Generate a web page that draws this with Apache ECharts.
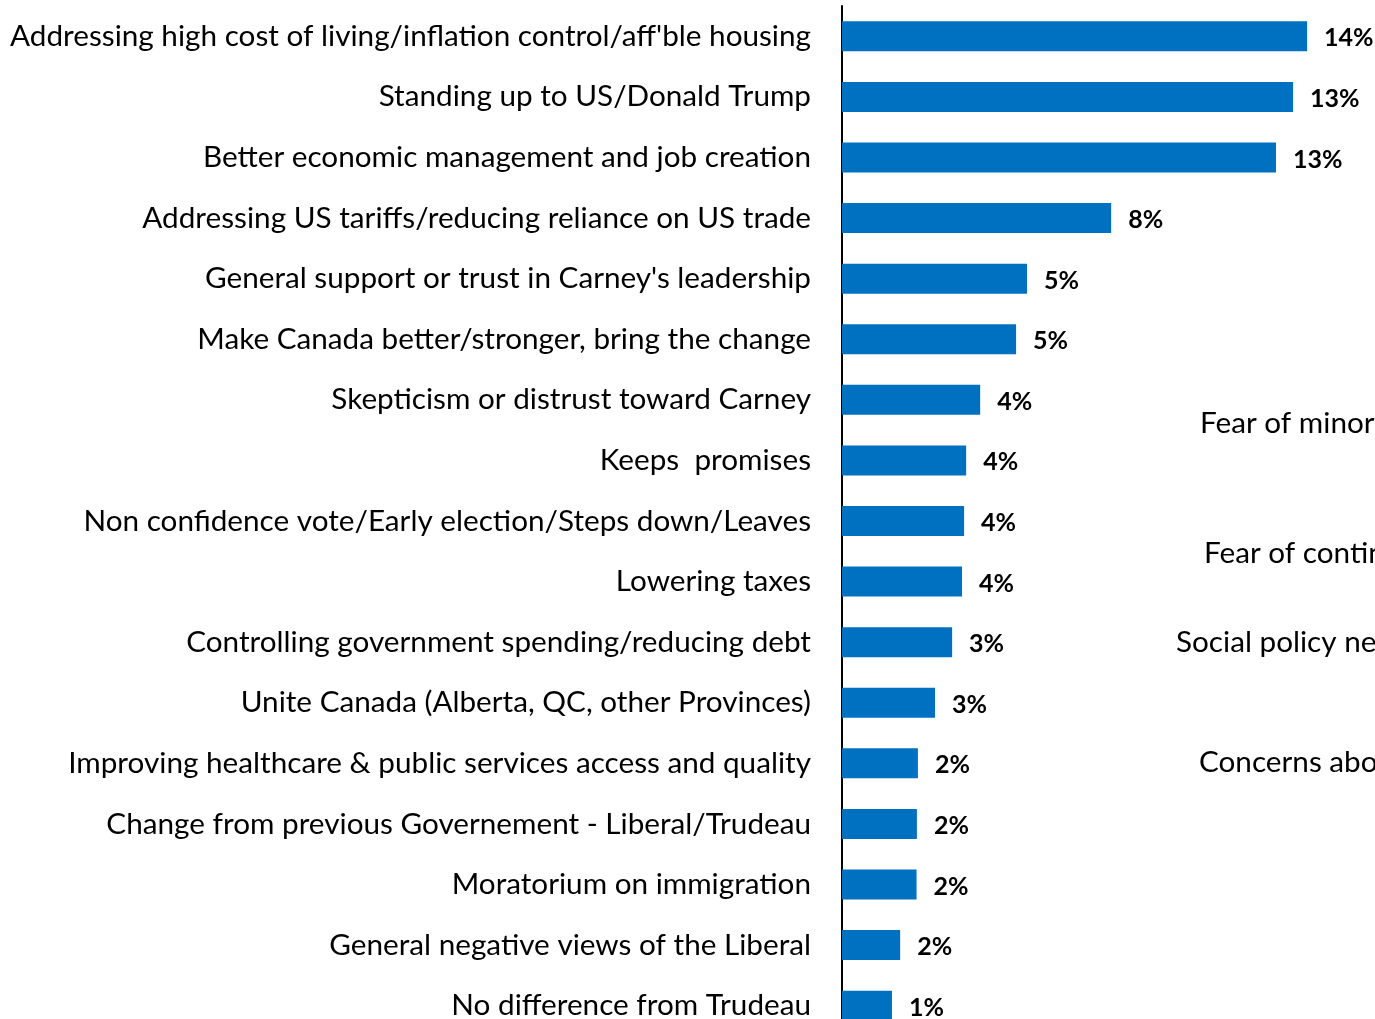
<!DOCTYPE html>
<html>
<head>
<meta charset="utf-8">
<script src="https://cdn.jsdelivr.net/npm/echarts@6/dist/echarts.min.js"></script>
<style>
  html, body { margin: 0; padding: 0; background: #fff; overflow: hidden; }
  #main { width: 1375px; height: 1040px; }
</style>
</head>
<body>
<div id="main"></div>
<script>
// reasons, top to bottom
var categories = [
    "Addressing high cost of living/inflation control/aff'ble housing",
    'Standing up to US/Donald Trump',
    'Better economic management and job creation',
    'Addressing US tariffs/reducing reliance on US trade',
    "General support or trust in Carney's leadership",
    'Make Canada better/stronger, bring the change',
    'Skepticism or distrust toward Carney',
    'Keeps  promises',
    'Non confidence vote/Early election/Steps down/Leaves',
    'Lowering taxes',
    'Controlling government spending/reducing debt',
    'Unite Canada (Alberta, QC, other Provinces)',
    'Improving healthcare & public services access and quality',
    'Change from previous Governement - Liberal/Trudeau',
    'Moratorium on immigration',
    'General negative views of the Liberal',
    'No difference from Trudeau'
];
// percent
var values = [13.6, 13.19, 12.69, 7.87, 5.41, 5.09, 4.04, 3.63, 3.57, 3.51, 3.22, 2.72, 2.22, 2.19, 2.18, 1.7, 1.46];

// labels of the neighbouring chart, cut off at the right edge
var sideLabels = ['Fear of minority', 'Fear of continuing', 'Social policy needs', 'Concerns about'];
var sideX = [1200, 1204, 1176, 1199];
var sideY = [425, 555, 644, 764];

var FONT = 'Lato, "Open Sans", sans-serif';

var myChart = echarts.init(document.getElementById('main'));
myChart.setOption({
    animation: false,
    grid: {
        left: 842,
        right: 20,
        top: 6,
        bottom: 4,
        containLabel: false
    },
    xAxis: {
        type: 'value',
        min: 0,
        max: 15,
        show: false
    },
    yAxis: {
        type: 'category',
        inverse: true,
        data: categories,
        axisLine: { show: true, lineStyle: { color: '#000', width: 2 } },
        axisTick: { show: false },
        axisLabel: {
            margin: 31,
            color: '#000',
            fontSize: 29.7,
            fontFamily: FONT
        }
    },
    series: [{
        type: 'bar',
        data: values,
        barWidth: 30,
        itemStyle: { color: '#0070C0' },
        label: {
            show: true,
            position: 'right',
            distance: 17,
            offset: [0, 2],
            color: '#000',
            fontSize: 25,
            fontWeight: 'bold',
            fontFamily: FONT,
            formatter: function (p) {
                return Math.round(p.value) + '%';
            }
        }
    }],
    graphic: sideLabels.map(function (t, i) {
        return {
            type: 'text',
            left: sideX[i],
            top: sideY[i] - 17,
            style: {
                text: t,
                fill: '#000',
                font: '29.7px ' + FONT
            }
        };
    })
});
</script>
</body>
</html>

#### Direction:
Copy all the lines of data exactly as they appear, dropping any images.

#### Response for this exercise:
Generate a web page that draws this with Apache ECharts.
<!DOCTYPE html>
<html>
<head>
<meta charset="utf-8">
<script src="https://cdn.jsdelivr.net/npm/echarts@6/dist/echarts.min.js"></script>
<style>
  html, body { margin: 0; padding: 0; background: #fff; overflow: hidden; }
  #main { width: 1375px; height: 1040px; }
</style>
</head>
<body>
<div id="main"></div>
<script>
// reasons, top to bottom
var categories = [
    "Addressing high cost of living/inflation control/aff'ble housing",
    'Standing up to US/Donald Trump',
    'Better economic management and job creation',
    'Addressing US tariffs/reducing reliance on US trade',
    "General support or trust in Carney's leadership",
    'Make Canada better/stronger, bring the change',
    'Skepticism or distrust toward Carney',
    'Keeps  promises',
    'Non confidence vote/Early election/Steps down/Leaves',
    'Lowering taxes',
    'Controlling government spending/reducing debt',
    'Unite Canada (Alberta, QC, other Provinces)',
    'Improving healthcare & public services access and quality',
    'Change from previous Governement - Liberal/Trudeau',
    'Moratorium on immigration',
    'General negative views of the Liberal',
    'No difference from Trudeau'
];
// percent
var values = [13.6, 13.19, 12.69, 7.87, 5.41, 5.09, 4.04, 3.63, 3.57, 3.51, 3.22, 2.72, 2.22, 2.19, 2.18, 1.7, 1.46];

// labels of the neighbouring chart, cut off at the right edge
var sideLabels = ['Fear of minority', 'Fear of continuing', 'Social policy needs', 'Concerns about'];
var sideX = [1200, 1204, 1176, 1199];
var sideY = [425, 555, 644, 764];

var FONT = 'Lato, "Open Sans", sans-serif';

var myChart = echarts.init(document.getElementById('main'));
myChart.setOption({
    animation: false,
    grid: {
        left: 842,
        right: 20,
        top: 6,
        bottom: 4,
        containLabel: false
    },
    xAxis: {
        type: 'value',
        min: 0,
        max: 15,
        show: false
    },
    yAxis: {
        type: 'category',
        inverse: true,
        data: categories,
        axisLine: { show: true, lineStyle: { color: '#000', width: 2 } },
        axisTick: { show: false },
        axisLabel: {
            margin: 31,
            color: '#000',
            fontSize: 29.7,
            fontFamily: FONT
        }
    },
    series: [{
        type: 'bar',
        data: values,
        barWidth: 30,
        itemStyle: { color: '#0070C0' },
        label: {
            show: true,
            position: 'right',
            distance: 17,
            offset: [0, 2],
            color: '#000',
            fontSize: 25,
            fontWeight: 'bold',
            fontFamily: FONT,
            formatter: function (p) {
                return Math.round(p.value) + '%';
            }
        }
    }],
    graphic: sideLabels.map(function (t, i) {
        return {
            type: 'text',
            left: sideX[i],
            top: sideY[i] - 17,
            style: {
                text: t,
                fill: '#000',
                font: '29.7px ' + FONT
            }
        };
    })
});
</script>
</body>
</html>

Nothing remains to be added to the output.